> _Requirements_
Below is a listing; print exactly its lines from the one containing "Rebuild this chart as a Python" down to the one containing "from bokeh.resources import INLINE", both inclusive, with every picture left out.

****************

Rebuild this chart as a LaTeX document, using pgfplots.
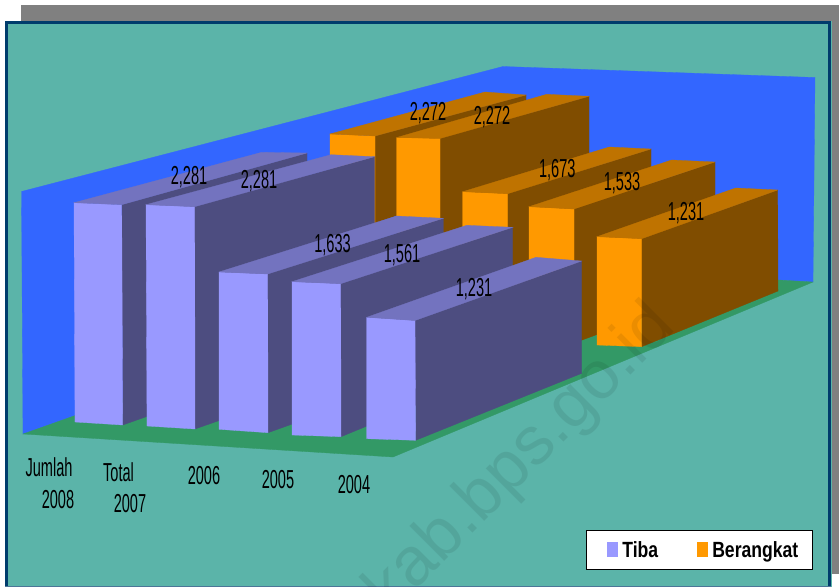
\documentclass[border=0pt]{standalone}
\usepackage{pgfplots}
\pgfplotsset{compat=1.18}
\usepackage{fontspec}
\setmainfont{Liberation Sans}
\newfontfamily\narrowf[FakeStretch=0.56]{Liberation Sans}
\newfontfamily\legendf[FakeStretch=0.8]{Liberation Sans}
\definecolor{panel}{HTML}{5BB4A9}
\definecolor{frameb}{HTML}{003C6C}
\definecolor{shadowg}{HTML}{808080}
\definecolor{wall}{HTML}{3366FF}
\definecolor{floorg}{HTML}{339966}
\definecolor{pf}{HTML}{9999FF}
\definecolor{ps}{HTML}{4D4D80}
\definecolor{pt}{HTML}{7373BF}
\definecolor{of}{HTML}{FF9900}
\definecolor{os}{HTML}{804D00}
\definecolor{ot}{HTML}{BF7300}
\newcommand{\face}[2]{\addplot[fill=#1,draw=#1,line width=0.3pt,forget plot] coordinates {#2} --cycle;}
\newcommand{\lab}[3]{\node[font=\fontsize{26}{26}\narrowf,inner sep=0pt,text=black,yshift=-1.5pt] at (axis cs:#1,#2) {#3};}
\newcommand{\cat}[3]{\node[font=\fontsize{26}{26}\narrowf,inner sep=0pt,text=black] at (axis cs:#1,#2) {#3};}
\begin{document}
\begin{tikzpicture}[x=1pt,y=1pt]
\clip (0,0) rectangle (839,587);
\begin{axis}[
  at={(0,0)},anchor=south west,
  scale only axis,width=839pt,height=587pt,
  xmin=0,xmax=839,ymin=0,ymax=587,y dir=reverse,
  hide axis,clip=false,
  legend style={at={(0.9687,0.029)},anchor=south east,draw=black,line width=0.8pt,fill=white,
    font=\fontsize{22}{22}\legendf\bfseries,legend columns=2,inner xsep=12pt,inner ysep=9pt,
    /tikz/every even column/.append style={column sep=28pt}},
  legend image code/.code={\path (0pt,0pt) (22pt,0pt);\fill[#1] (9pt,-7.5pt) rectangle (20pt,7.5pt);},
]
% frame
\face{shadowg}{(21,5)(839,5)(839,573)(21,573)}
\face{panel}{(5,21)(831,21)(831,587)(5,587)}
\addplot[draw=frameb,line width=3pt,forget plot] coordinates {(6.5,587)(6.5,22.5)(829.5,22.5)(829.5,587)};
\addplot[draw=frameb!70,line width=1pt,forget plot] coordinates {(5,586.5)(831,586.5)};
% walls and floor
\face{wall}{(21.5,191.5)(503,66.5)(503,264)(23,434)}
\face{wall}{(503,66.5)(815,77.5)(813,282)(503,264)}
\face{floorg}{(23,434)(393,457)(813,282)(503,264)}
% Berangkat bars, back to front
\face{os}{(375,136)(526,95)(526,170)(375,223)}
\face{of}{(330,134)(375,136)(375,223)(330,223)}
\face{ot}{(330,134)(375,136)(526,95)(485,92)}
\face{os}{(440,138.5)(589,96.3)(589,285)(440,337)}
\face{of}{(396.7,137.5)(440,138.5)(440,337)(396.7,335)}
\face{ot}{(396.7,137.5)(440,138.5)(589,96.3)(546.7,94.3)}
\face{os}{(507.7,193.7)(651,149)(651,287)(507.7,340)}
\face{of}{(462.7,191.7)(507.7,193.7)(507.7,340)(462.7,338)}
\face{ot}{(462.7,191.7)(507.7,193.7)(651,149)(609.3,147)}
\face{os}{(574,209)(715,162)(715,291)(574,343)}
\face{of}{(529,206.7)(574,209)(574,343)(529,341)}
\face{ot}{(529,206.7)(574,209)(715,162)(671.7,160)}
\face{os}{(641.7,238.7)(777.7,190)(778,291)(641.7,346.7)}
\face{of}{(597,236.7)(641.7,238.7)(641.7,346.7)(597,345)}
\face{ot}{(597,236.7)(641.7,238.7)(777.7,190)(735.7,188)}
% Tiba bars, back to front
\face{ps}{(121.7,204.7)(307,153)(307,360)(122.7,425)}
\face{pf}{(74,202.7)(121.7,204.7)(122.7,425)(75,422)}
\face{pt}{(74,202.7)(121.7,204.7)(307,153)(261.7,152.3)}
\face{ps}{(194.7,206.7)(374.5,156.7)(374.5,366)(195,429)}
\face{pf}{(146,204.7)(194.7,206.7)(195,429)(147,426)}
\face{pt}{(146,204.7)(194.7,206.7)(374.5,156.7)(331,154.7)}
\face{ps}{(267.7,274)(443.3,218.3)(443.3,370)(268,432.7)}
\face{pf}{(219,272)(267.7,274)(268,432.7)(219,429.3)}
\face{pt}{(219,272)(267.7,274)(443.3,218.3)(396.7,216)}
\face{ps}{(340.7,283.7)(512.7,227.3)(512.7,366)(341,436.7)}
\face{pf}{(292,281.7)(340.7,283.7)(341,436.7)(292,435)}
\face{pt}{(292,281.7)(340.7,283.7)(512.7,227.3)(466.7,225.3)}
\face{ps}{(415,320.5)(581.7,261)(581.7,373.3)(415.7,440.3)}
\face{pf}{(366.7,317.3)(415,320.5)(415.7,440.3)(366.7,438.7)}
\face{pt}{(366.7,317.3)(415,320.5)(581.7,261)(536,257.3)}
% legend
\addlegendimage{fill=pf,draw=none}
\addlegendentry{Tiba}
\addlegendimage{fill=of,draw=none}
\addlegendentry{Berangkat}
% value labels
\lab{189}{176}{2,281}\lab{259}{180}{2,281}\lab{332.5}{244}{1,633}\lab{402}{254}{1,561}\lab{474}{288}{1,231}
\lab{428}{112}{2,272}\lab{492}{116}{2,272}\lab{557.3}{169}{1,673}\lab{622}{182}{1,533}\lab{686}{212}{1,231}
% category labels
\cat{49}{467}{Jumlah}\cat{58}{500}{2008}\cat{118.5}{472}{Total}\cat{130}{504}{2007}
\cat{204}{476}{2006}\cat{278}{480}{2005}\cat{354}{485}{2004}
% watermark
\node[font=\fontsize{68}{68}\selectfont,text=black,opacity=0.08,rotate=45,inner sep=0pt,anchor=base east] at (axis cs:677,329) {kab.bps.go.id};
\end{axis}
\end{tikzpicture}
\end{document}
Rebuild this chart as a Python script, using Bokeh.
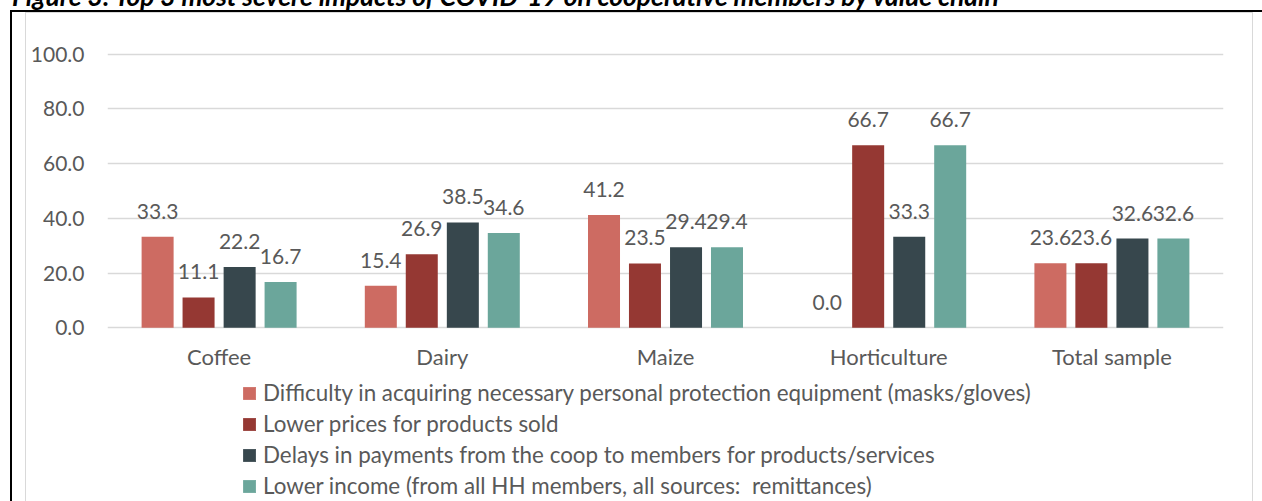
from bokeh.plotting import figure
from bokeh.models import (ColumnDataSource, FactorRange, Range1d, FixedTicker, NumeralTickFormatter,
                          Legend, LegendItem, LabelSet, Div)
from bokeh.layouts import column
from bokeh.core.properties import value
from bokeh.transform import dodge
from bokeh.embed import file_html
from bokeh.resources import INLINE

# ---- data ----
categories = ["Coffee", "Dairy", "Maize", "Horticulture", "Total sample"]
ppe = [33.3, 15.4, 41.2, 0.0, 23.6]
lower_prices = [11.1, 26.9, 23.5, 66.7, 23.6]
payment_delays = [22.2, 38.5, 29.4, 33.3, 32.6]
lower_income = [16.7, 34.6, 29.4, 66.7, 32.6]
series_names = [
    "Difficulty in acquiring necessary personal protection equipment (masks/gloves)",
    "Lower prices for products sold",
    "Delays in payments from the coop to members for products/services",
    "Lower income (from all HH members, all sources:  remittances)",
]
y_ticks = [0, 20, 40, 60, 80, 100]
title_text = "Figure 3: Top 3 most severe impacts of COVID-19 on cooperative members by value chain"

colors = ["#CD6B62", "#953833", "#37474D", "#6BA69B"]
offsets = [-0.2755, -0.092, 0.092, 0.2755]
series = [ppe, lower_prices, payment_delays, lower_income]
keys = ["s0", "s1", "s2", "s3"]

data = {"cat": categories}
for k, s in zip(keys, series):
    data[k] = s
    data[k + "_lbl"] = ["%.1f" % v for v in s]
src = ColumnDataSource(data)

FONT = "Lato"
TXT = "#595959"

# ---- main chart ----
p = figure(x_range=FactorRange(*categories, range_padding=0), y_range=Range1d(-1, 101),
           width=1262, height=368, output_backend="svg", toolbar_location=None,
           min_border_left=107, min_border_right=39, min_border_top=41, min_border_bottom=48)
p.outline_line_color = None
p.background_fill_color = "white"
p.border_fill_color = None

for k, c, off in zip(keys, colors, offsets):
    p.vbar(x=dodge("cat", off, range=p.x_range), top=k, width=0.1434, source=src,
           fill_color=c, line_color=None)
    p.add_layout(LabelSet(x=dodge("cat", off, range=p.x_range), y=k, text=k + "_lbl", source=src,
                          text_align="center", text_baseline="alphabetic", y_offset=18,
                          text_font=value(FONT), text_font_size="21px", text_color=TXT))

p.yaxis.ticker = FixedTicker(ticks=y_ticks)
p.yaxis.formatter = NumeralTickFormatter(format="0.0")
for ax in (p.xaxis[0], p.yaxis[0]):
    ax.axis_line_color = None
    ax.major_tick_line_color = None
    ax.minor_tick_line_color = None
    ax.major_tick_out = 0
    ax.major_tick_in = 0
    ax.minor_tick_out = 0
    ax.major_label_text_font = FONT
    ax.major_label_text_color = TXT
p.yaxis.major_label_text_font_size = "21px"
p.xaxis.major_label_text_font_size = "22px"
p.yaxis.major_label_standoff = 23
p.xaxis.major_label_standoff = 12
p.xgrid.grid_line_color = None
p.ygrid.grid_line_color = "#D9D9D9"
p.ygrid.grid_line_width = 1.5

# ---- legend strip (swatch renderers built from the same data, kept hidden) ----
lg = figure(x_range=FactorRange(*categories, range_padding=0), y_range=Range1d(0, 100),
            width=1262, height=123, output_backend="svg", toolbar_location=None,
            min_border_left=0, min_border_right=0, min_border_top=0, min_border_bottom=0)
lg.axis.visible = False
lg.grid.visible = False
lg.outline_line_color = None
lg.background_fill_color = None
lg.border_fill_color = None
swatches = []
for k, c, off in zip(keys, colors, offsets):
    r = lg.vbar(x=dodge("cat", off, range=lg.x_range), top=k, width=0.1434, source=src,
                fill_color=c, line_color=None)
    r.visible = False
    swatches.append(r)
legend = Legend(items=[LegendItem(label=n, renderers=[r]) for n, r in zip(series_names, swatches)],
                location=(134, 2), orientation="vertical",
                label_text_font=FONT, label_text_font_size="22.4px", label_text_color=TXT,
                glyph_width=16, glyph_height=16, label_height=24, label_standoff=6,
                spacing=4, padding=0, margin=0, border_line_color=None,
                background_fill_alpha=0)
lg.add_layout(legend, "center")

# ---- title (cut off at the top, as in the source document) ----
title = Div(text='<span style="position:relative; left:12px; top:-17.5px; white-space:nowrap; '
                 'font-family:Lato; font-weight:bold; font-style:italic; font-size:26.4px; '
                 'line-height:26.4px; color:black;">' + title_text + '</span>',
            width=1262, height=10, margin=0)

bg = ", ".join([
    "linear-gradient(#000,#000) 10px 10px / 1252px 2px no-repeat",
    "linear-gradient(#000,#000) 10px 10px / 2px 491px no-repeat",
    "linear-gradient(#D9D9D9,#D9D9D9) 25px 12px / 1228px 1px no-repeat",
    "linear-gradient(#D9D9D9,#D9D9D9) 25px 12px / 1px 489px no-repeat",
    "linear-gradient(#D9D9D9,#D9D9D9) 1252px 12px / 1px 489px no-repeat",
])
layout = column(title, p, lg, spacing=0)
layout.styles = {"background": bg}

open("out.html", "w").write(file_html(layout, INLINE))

****************

> _Solution to the problem_
Rebuild this chart as a Python script, using Bokeh.
from bokeh.plotting import figure
from bokeh.models import (ColumnDataSource, FactorRange, Range1d, FixedTicker, NumeralTickFormatter,
                          Legend, LegendItem, LabelSet, Div)
from bokeh.layouts import column
from bokeh.core.properties import value
from bokeh.transform import dodge
from bokeh.embed import file_html
from bokeh.resources import INLINE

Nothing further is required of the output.